Others still are pointing fingers at the government for its terrible vaccination program which has bet heavily on the local production of a single vaccine by an inexperienced company. To make matters worse, the government has also dragged its feet in allowing private hospitals to acquire their own vaccines.

All of these are legitimate complaints.

It seems that for this government of monopolies and privileges, good conduct is what is expected of the greater public and not themselves. Rather than set an example to the entire country, the MPs and ministers that sit in parliament would rather represent our worst qualities than our best.

But I would argue that the blame should not rest solely with the current government, as distasteful as I find them. Rather it is the entire upper-echelon of Thai society that must shoulder the blame as well.

The privileged-class, the affluent, the well-heeled, rather than being society’s best and brightest, they are our worst and by some distance. It seems, in Thailand, that the spirit of high society is morally bankrupt and terminally ill.

Take for example the gentleman’s lounge frequented by a certain minister that has become a hotbed for the latest outbreak. It is a VIP establishment with private lifts and private car parks, where memberships costs hundreds of thousands of baht. It is by a stroke of misfortune that Covid-19 spread there but it was a situation that was waiting to happen. These lounges have never observed social distancing (what kind of brothel could afford to?) and have been operating and capacity for the past year despite the threat of the pandemic. Their clientele, the CEOs and business leaders of Thai society, have never stopped going and now the chicken’s come home to roost.

Or take for instance, the site of another outbreak, this one in Phuket.

The Kolour Beachside Festival, a upper-end music and dance party, saw people fly in from all over the country to attend an event that observed little social distancing and more than a little mingling even as the country was slowly recovering from the second wave of the pandemic.

Among those infected at Kolour were celebrities and socialites – with reports that many refused to divulge their timelines or even get tested.
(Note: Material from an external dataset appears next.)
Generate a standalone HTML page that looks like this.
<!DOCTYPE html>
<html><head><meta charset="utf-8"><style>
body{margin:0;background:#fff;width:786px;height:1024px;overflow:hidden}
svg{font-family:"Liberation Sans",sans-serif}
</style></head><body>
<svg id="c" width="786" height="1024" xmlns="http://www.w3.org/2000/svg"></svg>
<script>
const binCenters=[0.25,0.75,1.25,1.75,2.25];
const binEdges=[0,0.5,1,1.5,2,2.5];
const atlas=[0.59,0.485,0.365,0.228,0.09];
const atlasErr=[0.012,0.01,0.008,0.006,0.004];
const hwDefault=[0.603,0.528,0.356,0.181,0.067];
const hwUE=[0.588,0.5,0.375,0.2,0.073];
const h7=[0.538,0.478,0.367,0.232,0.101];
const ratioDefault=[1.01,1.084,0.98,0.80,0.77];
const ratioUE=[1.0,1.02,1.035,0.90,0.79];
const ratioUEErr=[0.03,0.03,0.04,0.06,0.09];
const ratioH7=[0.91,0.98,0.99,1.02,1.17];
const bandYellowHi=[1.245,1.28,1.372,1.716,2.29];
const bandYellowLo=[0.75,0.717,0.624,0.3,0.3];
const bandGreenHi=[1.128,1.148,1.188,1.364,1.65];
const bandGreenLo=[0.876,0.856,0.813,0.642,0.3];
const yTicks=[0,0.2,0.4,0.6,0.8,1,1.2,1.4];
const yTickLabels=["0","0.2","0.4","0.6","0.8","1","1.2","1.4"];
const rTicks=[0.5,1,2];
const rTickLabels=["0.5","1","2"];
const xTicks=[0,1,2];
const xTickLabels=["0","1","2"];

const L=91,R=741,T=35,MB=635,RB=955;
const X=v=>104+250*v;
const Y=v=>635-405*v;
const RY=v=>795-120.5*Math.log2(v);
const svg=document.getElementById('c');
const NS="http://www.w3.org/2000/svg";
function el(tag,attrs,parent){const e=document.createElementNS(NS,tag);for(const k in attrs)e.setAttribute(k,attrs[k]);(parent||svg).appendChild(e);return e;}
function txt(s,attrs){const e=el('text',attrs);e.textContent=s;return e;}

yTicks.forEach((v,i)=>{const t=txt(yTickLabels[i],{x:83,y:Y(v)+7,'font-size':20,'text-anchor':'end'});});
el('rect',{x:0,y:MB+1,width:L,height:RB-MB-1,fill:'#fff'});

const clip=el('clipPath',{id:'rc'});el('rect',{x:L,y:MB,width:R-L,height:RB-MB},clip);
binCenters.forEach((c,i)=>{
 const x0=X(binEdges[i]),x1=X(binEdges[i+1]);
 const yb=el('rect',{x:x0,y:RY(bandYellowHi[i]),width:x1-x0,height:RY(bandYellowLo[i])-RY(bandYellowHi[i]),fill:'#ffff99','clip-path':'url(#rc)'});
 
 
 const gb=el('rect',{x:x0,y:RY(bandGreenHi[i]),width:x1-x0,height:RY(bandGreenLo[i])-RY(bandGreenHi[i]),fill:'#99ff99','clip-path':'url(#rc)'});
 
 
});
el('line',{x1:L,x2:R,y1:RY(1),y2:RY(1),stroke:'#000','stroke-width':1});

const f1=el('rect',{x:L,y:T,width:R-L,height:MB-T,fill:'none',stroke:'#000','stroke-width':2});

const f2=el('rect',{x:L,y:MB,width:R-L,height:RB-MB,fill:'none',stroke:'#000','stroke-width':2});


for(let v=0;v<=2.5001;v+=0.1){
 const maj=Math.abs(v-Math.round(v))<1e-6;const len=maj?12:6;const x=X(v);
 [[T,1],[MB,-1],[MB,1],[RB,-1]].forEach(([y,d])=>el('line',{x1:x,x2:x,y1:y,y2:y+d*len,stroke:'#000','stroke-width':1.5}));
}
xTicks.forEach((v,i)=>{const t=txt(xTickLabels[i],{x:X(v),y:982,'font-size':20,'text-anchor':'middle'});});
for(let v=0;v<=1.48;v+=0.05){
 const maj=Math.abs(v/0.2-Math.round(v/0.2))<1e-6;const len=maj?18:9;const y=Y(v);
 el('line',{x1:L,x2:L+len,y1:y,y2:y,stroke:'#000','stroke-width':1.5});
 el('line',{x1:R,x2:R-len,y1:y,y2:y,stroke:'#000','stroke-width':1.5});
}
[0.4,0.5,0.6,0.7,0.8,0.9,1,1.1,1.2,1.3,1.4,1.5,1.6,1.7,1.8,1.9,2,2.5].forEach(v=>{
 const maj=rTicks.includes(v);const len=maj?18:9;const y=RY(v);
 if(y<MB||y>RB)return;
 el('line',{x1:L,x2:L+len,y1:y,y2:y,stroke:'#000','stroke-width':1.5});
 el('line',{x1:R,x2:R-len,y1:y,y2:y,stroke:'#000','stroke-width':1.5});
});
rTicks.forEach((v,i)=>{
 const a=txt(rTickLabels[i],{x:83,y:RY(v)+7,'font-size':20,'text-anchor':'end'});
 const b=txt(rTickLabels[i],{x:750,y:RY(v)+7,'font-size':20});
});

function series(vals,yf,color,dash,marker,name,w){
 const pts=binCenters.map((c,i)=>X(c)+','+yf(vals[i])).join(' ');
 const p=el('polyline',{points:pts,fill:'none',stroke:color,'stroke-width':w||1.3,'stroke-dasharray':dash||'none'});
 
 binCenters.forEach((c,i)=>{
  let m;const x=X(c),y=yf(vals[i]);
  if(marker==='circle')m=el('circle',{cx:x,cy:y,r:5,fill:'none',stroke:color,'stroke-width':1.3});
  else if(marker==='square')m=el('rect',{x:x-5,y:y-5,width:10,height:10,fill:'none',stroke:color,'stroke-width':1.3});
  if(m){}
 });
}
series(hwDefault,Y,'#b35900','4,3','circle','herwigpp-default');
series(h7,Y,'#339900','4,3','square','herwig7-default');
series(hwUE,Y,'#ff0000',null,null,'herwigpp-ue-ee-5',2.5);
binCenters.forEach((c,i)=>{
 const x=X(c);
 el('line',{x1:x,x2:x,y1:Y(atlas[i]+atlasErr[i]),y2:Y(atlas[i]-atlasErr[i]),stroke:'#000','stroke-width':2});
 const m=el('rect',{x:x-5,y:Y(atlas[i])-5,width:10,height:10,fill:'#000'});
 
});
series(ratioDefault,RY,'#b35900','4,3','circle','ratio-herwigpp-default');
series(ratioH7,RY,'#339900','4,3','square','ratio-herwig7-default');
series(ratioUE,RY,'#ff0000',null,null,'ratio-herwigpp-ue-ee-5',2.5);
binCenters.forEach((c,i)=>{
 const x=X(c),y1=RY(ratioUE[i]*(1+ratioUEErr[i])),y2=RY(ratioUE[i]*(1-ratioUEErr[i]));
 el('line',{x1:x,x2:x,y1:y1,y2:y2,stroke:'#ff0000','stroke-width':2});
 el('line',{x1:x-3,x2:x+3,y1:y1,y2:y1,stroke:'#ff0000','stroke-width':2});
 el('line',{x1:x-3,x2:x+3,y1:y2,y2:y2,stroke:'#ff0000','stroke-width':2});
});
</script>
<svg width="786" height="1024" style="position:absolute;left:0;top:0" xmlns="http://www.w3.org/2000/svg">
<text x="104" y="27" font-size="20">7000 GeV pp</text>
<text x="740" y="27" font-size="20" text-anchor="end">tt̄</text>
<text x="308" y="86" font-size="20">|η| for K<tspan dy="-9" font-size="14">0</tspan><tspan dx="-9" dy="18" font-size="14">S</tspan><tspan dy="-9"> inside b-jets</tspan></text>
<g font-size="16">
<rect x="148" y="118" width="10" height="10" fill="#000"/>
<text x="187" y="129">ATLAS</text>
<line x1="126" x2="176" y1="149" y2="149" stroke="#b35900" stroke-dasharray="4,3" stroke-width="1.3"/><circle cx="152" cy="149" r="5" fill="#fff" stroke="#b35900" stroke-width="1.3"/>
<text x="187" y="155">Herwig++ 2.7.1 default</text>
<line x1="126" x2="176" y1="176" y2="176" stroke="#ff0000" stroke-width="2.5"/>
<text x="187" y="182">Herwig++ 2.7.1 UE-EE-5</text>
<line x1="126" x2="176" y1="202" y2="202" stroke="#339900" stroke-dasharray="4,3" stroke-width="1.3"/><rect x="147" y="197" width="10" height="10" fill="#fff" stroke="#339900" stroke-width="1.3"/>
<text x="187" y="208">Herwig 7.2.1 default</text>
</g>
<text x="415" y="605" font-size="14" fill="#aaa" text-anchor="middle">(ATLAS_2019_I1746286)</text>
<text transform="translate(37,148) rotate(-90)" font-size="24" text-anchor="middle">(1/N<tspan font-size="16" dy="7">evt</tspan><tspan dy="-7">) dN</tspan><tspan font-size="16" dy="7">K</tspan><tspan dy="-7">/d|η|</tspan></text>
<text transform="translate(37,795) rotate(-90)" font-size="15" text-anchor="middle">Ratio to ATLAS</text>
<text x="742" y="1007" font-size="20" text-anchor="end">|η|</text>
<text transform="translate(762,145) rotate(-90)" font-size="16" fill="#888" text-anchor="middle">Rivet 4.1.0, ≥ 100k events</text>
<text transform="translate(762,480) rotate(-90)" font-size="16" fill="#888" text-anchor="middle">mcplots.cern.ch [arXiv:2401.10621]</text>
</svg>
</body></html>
How very appropriate.

Simultaneously, while the ministers were getting serviced and the snobs were dancing the night away, there were several weddings happening in Bangkok at five star hotels across the capital earlier this month. The after-party for these weddings again involved mingling and partying with little regard for social distancing and responsibility. Apparently there was a free-flow of more than just cocaine and champagne, there was covid as well with many socialites now in private hospitals with the disease.

What’s more alarming is that even after the disastrous events at Kolour and the weddings and the gentleman’s clubs, these so-called upper-crust of Thai society still see it fit to travel the country for Songkran, posting about their exploits and continuing to party. The same people that went to the beach and after parties where covid-19 spread but were fortunate enough to test negative have learned nothing. They are still out there sharing their misdeeds on instagram.

And it goes to show that for the 1 per cent of this country, they believe that a different rule-set applies to them. For the 1 per cent of Thailand, they do not have to abide by the rules and regulations that the rest of us must observe or face a fine or imprisonment. It is time we stop calling them the hi-sos or the upper class but the class of impunity because that’s what they really are.

They can deal cocaine and still be a minister, they can hide their timeline and not go to jail, they can run over a police man in a sports car and never have to spend a day behind bars, and they can be indifferent to rules and help spread a disease that threatens the lives and livelihoods of millions of Thais and not feel an ounce of remorse or guilt. There is a problem in Thai society and it is not just the government.